Driving Social Business, Championing Innovation, & Inspiring Creativity

Smart Social Marketing or Stupid Decision Making?

If you’ve been online in the past 48 hours I am sure you’ve heard the buzz about a band of digital assailants that are hijacking several notable brands Twitter accounts.  It all began yesterday with the Burger King Twitter account falling victim to a hacker(s) that turned the channel into a faux McDonalds account for several hours.  The hacker(s) we’re quick to turn out some degrading content which would make any brand squeamish to be associated with.  From the looks of things it appears the hackers might have caught Burger Kings social team and or social agency off for Presidents Day, due to the fact that this account was left compromised for several hours before Twitter was notified to go in and disable it. If you’re curious to see how the Burger King debacle played out,  give this play by play from My Community Manager (www.mycmgr.com) a quick perusal.

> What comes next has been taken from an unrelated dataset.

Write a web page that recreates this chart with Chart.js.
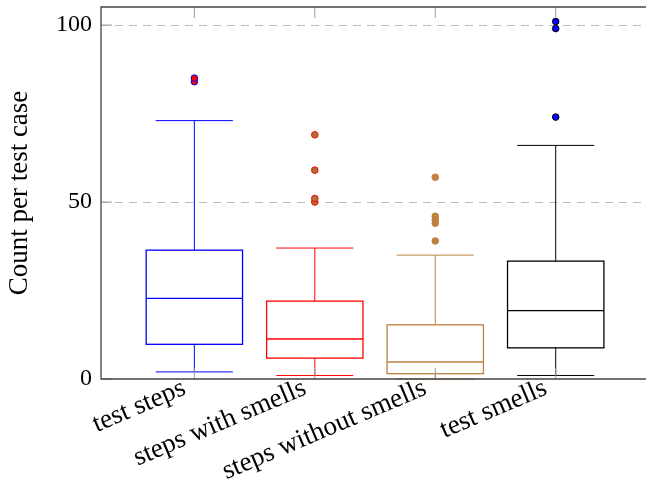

I am happy to report that later that afternoon Burger King was able to regain control of their Twitter account and responded to their fans (including 30,000+ new followers gained in just a few hours) with a touch of class and humor.

While the burger giant was now again in control, it appears that this same hacker(s) was able to commandeer the Jeep Twitter account this morning, and deploy a similar set of renegade tactics (posting inappropriate images, posting vulgar commentary, and claiming that Jeep sold out to Cadillac) which caused yet another internet swirl.  For a brief synopsis of this web heist check out Business Insider’s story on the event.  I applaud both Burger King and Jeep for the fun and supportive back and forth between brands that occurred after both accounts were restored to their rightful owners.

 

It appears that some brands we’re all too eager for the opportunity to “get hacked” at took it upon themselves to plan their own Twitter heist. MTV and BET (both owned by Viacom) thought they would cash in on the social conversation by planning a hack of their own.  At some point this afternoon both Twitter Handles swapped branded imagery, and began tweeting that they’d been hacked.

MTV

This timely ploy by marketers at both networks certainly allowed them to jump in on the social chatter around hacking, but it quickly backfired.  Much of the sentiment around this stunt turned sour quickly once it was discovered that this was farce, and in the wake of other brands who had just been hacked for real.  In my opinion the only humorous thing that transpired from this MTV / BET botched marketing tactic was this reaction from the Denny’s social team.

The last 48 hours in the social space has given me a couple of things to think about.  I feel strongly that current social media environment requires brands to think smarter, act more quickly, and produce content which gives them a seat at the table within relevant main stream conversations.  I do not believe this new “real time” social environment means that brands should forget about acting ethically and with integrity at all times.  While the intentions behind the MTV / BET faux hack were more than likely innocent, I still question the decision making around this stunt, and why a brand would chance painting itself with the brush of negativity in the era when social media can make sentiment around a brand pull an about face in an instant.

What are your thoughts on the recent Twitter hacks?  Real or Faux?

How do you feel about MTV’s /BET’s attempt to garner a share of the social conversation through this timely stunt?